◆ Brief:
Copy the data exactly; pictures stay out of the copy.

◆ Collected material:
════════════════

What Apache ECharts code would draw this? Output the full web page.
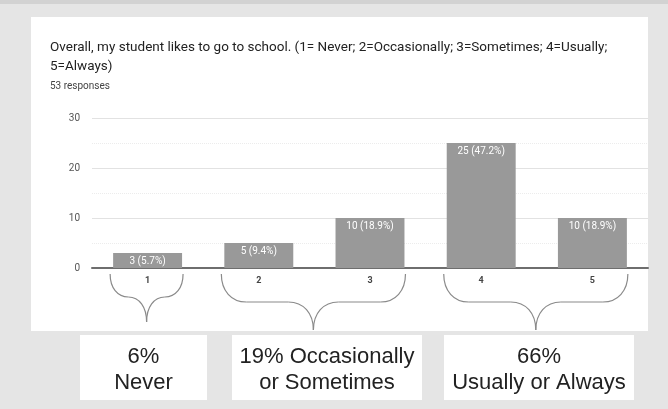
<!DOCTYPE html>
<html>
<head>
<meta charset="utf-8">
<script src="https://cdn.jsdelivr.net/npm/echarts@6/dist/echarts.min.js"></script>
<style>
  html, body { margin: 0; padding: 0; background: #e5e5e5; }
  #chart { width: 668px; height: 409px; }
</style>
</head>
<body>
<div id="chart"></div>
<script>
// Survey answers: how often the student likes to go to school
const categories = ['1', '2', '3', '4', '5'];
const counts = [3, 5, 10, 25, 10];
const totalResponses = 53;
const yTicks = [0, 10, 20, 30];

// Groupings shown under the axis: which categories each brace spans
const groups = [
  { from: 0, to: 0, lines: ['6%', 'Never'] },
  { from: 1, to: 2, lines: ['19% Occasionally', 'or Sometimes'] },
  { from: 3, to: 4, lines: ['66%', 'Usually or Always'] }
];

const titleText = 'Overall, my student likes to go to school. (1= Never; 2=Occasionally; 3=Sometimes; 4=Usually;\n5=Always)';
const subText = totalResponses + ' responses';

const chart = echarts.init(document.getElementById('chart'));

chart.setOption({
  backgroundColor: '#e5e5e5',
  animation: false,
  title: {
    text: titleText,
    subtext: subText,
    left: 45,
    top: 33,
    itemGap: 4,
    textStyle: { fontFamily: 'Roboto', fontSize: 13.5, fontWeight: 'normal', color: '#222', lineHeight: 19 },
    subtextStyle: { fontFamily: 'Roboto', fontSize: 10, color: '#444', lineHeight: 12 }
  },
  grid: { left: 92, right: 20, top: 118, bottom: 141, containLabel: false },
  xAxis: {
    type: 'category',
    data: categories,
    axisLine: { lineStyle: { color: '#6e6e6e', width: 2 } },
    axisTick: { show: false },
    axisLabel: { color: '#444', fontFamily: 'Roboto', fontSize: 9, fontWeight: 'bold', margin: 8 }
  },
  yAxis: {
    type: 'value',
    min: yTicks[0],
    max: yTicks[yTicks.length - 1],
    interval: 10,
    axisLine: { show: false },
    axisTick: { show: false },
    axisLabel: { color: '#555', fontFamily: 'Roboto', fontSize: 10, margin: 12 },
    splitLine: { lineStyle: { color: '#e2e2e2', width: 1 } },
    minorTick: { show: false, splitNumber: 2 },
    minorSplitLine: { show: true, lineStyle: { color: '#ececec', width: 1, type: 'dotted' } }
  },
  series: [{
    type: 'bar',
    data: counts,
    barCategoryGap: '38%',
    itemStyle: { color: '#999999' },
    label: {
      show: true,
      position: 'insideTop',
      distance: 3,
      color: '#fff',
      fontFamily: 'Roboto',
      fontSize: 10,
      formatter: p => p.value + ' (' + (p.value / totalResponses * 100).toFixed(1) + '%)'
    }
  }],
  graphic: [
    { id: 'topEdge', type: 'rect', z: -20, shape: { x: 0, y: 0, width: 668, height: 4 }, style: { fill: '#d2d2d2' } },
    { id: 'card', type: 'rect', z: -10, shape: { x: 31, y: 17, width: 617, height: 314 }, style: { fill: '#ffffff' } }
  ]
});

// Curly braces under the axis, placed from the axis scale
const braceStyle = { fill: 'none', stroke: '#8a8a8a', lineWidth: 1.2 };
function braceParts(id, xL, xR, yTop, yMid, yTip) {
  const xC = (xL + xR) / 2;
  const r = Math.min(25, (xR - xL) / 4);
  const parts = [];
  [[xL, 1], [xR, -1]].forEach(([x0, s], k) => {
    parts.push({
      id: id + '_c' + k + 'a', type: 'bezierCurve', style: braceStyle,
      shape: {
        x1: x0, y1: yTop,
        cpx1: x0, cpy1: yTop + (yMid - yTop) * 0.6,
        cpx2: x0 + s * r * 0.4, cpy2: yMid,
        x2: x0 + s * r, y2: yMid
      }
    });
    parts.push({
      id: id + '_l' + k, type: 'line', style: braceStyle,
      shape: { x1: x0 + s * r, y1: yMid, x2: xC - s * r, y2: yMid }
    });
    parts.push({
      id: id + '_c' + k + 'b', type: 'bezierCurve', style: braceStyle,
      shape: {
        x1: xC - s * r, y1: yMid,
        cpx1: xC - s * r * 0.4, cpy1: yMid,
        cpx2: xC, cpy2: yMid + (yTip - yMid) * 0.4,
        x2: xC, y2: yTip
      }
    });
  });
  return parts;
}

const step = chart.convertToPixel({ xAxisIndex: 0 }, categories[1]) - chart.convertToPixel({ xAxisIndex: 0 }, categories[0]);
const halfBar = 0.62 * step / 2;
const boxes = [
  { x: 80, w: 127 },
  { x: 232, w: 190 },
  { x: 444, w: 190 }
];

let extra = [];
groups.forEach((g, i) => {
  const xL = chart.convertToPixel({ xAxisIndex: 0 }, categories[g.from]) - halfBar - 3;
  const xR = chart.convertToPixel({ xAxisIndex: 0 }, categories[g.to]) + halfBar + 1;
  const narrow = g.from === g.to;
  extra = extra.concat(braceParts('brace' + i, xL, xR, 274, narrow ? 297 : 302, narrow ? 322 : 330));
  const b = boxes[i];
  extra.push({
    id: 'box' + i,
    type: 'rect',
    shape: { x: b.x, y: 335, width: b.w, height: 65 },
    style: { fill: '#ffffff' }
  });
  extra.push({
    id: 'boxText' + i,
    type: 'text',
    x: b.x + b.w / 2,
    y: 370,
    style: {
      text: g.lines.join('\n'),
      fontFamily: 'Liberation Sans',
      fontSize: 22,
      lineHeight: 26,
      fill: '#222',
      align: 'center',
      verticalAlign: 'middle'
    }
  });
});
chart.setOption({ graphic: extra });
</script>
</body>
</html>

════════════════

◆ Answer below:
What Apache ECharts code would draw this? Output the full web page.
<!DOCTYPE html>
<html>
<head>
<meta charset="utf-8">
<script src="https://cdn.jsdelivr.net/npm/echarts@6/dist/echarts.min.js"></script>
<style>
  html, body { margin: 0; padding: 0; background: #e5e5e5; }
  #chart { width: 668px; height: 409px; }
</style>
</head>
<body>
<div id="chart"></div>
<script>
// Survey answers: how often the student likes to go to school
const categories = ['1', '2', '3', '4', '5'];
const counts = [3, 5, 10, 25, 10];
const totalResponses = 53;
const yTicks = [0, 10, 20, 30];

// Groupings shown under the axis: which categories each brace spans
const groups = [
  { from: 0, to: 0, lines: ['6%', 'Never'] },
  { from: 1, to: 2, lines: ['19% Occasionally', 'or Sometimes'] },
  { from: 3, to: 4, lines: ['66%', 'Usually or Always'] }
];

const titleText = 'Overall, my student likes to go to school. (1= Never; 2=Occasionally; 3=Sometimes; 4=Usually;\n5=Always)';
const subText = totalResponses + ' responses';

const chart = echarts.init(document.getElementById('chart'));

chart.setOption({
  backgroundColor: '#e5e5e5',
  animation: false,
  title: {
    text: titleText,
    subtext: subText,
    left: 45,
    top: 33,
    itemGap: 4,
    textStyle: { fontFamily: 'Roboto', fontSize: 13.5, fontWeight: 'normal', color: '#222', lineHeight: 19 },
    subtextStyle: { fontFamily: 'Roboto', fontSize: 10, color: '#444', lineHeight: 12 }
  },
  grid: { left: 92, right: 20, top: 118, bottom: 141, containLabel: false },
  xAxis: {
    type: 'category',
    data: categories,
    axisLine: { lineStyle: { color: '#6e6e6e', width: 2 } },
    axisTick: { show: false },
    axisLabel: { color: '#444', fontFamily: 'Roboto', fontSize: 9, fontWeight: 'bold', margin: 8 }
  },
  yAxis: {
    type: 'value',
    min: yTicks[0],
    max: yTicks[yTicks.length - 1],
    interval: 10,
    axisLine: { show: false },
    axisTick: { show: false },
    axisLabel: { color: '#555', fontFamily: 'Roboto', fontSize: 10, margin: 12 },
    splitLine: { lineStyle: { color: '#e2e2e2', width: 1 } },
    minorTick: { show: false, splitNumber: 2 },
    minorSplitLine: { show: true, lineStyle: { color: '#ececec', width: 1, type: 'dotted' } }
  },
  series: [{
    type: 'bar',
    data: counts,
    barCategoryGap: '38%',
    itemStyle: { color: '#999999' },
    label: {
      show: true,
      position: 'insideTop',
      distance: 3,
      color: '#fff',
      fontFamily: 'Roboto',
      fontSize: 10,
      formatter: p => p.value + ' (' + (p.value / totalResponses * 100).toFixed(1) + '%)'
    }
  }],
  graphic: [
    { id: 'topEdge', type: 'rect', z: -20, shape: { x: 0, y: 0, width: 668, height: 4 }, style: { fill: '#d2d2d2' } },
    { id: 'card', type: 'rect', z: -10, shape: { x: 31, y: 17, width: 617, height: 314 }, style: { fill: '#ffffff' } }
  ]
});

// Curly braces under the axis, placed from the axis scale
const braceStyle = { fill: 'none', stroke: '#8a8a8a', lineWidth: 1.2 };
function braceParts(id, xL, xR, yTop, yMid, yTip) {
  const xC = (xL + xR) / 2;
  const r = Math.min(25, (xR - xL) / 4);
  const parts = [];
  [[xL, 1], [xR, -1]].forEach(([x0, s], k) => {
    parts.push({
      id: id + '_c' + k + 'a', type: 'bezierCurve', style: braceStyle,
      shape: {
        x1: x0, y1: yTop,
        cpx1: x0, cpy1: yTop + (yMid - yTop) * 0.6,
        cpx2: x0 + s * r * 0.4, cpy2: yMid,
        x2: x0 + s * r, y2: yMid
      }
    });
    parts.push({
      id: id + '_l' + k, type: 'line', style: braceStyle,
      shape: { x1: x0 + s * r, y1: yMid, x2: xC - s * r, y2: yMid }
    });
    parts.push({
      id: id + '_c' + k + 'b', type: 'bezierCurve', style: braceStyle,
      shape: {
        x1: xC - s * r, y1: yMid,
        cpx1: xC - s * r * 0.4, cpy1: yMid,
        cpx2: xC, cpy2: yMid + (yTip - yMid) * 0.4,
        x2: xC, y2: yTip
      }
    });
  });
  return parts;
}

const step = chart.convertToPixel({ xAxisIndex: 0 }, categories[1]) - chart.convertToPixel({ xAxisIndex: 0 }, categories[0]);
const halfBar = 0.62 * step / 2;
const boxes = [
  { x: 80, w: 127 },
  { x: 232, w: 190 },
  { x: 444, w: 190 }
];

let extra = [];
groups.forEach((g, i) => {
  const xL = chart.convertToPixel({ xAxisIndex: 0 }, categories[g.from]) - halfBar - 3;
  const xR = chart.convertToPixel({ xAxisIndex: 0 }, categories[g.to]) + halfBar + 1;
  const narrow = g.from === g.to;
  extra = extra.concat(braceParts('brace' + i, xL, xR, 274, narrow ? 297 : 302, narrow ? 322 : 330));
  const b = boxes[i];
  extra.push({
    id: 'box' + i,
    type: 'rect',
    shape: { x: b.x, y: 335, width: b.w, height: 65 },
    style: { fill: '#ffffff' }
  });
  extra.push({
    id: 'boxText' + i,
    type: 'text',
    x: b.x + b.w / 2,
    y: 370,
    style: {
      text: g.lines.join('\n'),
      fontFamily: 'Liberation Sans',
      fontSize: 22,
      lineHeight: 26,
      fill: '#222',
      align: 'center',
      verticalAlign: 'middle'
    }
  });
});
chart.setOption({ graphic: extra });
</script>
</body>
</html>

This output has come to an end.